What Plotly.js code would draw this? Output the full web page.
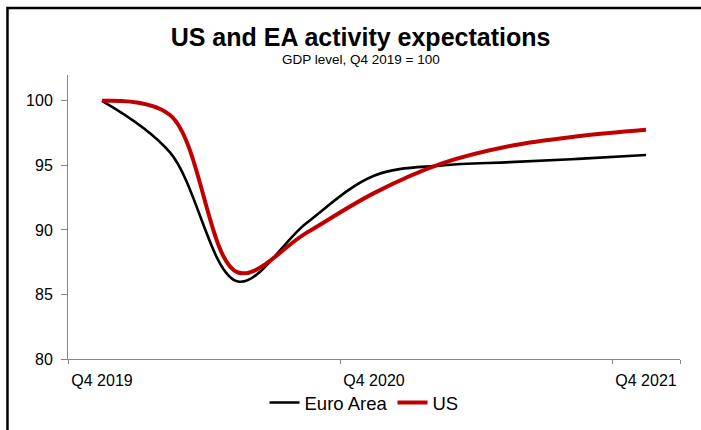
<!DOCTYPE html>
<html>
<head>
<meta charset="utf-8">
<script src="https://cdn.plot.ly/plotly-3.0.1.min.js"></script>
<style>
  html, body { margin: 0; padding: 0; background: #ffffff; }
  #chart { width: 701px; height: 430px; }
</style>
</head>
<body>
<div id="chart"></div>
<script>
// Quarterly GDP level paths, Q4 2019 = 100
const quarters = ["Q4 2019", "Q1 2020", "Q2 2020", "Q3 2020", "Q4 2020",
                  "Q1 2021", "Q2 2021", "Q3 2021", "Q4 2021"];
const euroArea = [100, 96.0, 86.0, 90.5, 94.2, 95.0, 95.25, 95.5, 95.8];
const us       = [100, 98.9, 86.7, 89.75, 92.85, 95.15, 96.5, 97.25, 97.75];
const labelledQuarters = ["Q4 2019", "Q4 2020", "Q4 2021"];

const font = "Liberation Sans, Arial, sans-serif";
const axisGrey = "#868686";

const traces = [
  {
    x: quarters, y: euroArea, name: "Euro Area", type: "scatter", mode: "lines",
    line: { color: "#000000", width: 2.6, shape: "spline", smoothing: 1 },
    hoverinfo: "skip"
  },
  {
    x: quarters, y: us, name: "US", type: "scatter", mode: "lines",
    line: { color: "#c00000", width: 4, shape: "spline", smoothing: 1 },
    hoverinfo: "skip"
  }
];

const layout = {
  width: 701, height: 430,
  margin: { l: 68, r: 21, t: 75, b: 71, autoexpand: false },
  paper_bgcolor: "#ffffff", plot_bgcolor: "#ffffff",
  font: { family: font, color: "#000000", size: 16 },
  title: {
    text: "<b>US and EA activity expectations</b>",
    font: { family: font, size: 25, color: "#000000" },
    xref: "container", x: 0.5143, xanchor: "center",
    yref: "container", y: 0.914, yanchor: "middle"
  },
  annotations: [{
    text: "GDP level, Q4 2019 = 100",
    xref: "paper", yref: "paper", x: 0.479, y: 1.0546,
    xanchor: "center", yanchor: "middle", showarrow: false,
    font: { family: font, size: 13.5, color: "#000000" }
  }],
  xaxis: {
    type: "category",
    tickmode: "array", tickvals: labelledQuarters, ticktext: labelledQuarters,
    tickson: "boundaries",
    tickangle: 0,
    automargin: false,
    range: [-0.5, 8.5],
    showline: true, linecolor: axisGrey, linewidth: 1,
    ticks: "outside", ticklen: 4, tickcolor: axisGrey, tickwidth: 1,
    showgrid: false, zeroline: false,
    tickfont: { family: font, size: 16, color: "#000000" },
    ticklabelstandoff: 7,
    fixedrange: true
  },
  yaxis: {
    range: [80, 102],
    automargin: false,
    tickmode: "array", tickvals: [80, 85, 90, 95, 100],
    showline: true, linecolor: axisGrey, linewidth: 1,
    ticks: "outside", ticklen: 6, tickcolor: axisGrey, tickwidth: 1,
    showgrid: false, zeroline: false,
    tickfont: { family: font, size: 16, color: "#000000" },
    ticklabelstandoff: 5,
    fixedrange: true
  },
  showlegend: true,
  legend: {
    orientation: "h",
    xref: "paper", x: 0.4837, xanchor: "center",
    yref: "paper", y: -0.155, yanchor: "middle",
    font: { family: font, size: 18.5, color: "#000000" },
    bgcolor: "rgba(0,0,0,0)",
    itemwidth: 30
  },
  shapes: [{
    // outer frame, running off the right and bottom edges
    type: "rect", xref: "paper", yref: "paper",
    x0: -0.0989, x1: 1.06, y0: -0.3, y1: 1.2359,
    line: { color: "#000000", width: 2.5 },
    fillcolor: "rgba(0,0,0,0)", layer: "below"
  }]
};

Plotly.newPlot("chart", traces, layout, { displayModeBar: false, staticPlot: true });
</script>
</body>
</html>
____________________
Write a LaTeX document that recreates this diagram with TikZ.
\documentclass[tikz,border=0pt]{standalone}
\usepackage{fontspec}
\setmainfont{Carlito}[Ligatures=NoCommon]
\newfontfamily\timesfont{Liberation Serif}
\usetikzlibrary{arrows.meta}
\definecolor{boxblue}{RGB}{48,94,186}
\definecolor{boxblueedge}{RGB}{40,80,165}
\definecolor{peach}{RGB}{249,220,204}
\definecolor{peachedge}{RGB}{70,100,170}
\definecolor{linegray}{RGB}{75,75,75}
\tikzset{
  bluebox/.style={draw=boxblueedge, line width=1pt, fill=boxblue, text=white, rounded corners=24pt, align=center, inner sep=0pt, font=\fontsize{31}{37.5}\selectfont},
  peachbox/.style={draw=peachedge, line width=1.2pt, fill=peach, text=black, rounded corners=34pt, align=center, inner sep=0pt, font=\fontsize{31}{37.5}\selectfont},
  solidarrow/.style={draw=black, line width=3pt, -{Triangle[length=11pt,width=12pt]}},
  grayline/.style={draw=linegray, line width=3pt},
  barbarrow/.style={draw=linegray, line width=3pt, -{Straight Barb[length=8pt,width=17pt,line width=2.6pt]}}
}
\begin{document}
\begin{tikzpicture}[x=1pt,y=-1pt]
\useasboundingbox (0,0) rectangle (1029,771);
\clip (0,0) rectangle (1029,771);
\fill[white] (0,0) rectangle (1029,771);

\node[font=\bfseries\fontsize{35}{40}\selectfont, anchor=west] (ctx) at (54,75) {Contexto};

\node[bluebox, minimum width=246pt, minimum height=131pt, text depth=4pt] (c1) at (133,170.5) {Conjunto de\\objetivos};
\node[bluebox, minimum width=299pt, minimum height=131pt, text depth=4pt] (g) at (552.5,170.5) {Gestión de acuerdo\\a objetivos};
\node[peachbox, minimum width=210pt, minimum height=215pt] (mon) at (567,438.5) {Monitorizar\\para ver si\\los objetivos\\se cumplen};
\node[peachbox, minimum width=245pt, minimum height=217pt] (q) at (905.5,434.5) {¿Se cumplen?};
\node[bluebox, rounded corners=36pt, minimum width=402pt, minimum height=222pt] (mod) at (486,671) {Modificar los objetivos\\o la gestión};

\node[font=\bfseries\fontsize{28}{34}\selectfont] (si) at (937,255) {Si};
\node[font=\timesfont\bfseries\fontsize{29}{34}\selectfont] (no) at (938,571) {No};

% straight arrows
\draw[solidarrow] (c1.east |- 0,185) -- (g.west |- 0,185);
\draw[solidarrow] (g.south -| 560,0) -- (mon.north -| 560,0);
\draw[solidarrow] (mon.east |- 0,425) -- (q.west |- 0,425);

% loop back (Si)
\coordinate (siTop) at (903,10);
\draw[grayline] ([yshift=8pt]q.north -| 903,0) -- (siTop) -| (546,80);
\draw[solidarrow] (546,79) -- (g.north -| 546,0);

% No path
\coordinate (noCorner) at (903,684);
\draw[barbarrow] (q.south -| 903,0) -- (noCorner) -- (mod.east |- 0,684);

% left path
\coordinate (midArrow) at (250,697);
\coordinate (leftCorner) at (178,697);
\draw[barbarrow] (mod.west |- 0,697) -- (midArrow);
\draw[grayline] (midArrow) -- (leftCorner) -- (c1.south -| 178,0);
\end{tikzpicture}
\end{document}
____________________
Short exercise: Find how many of the lines above have the word "this" in them. State only that number.

Solved exercise: 2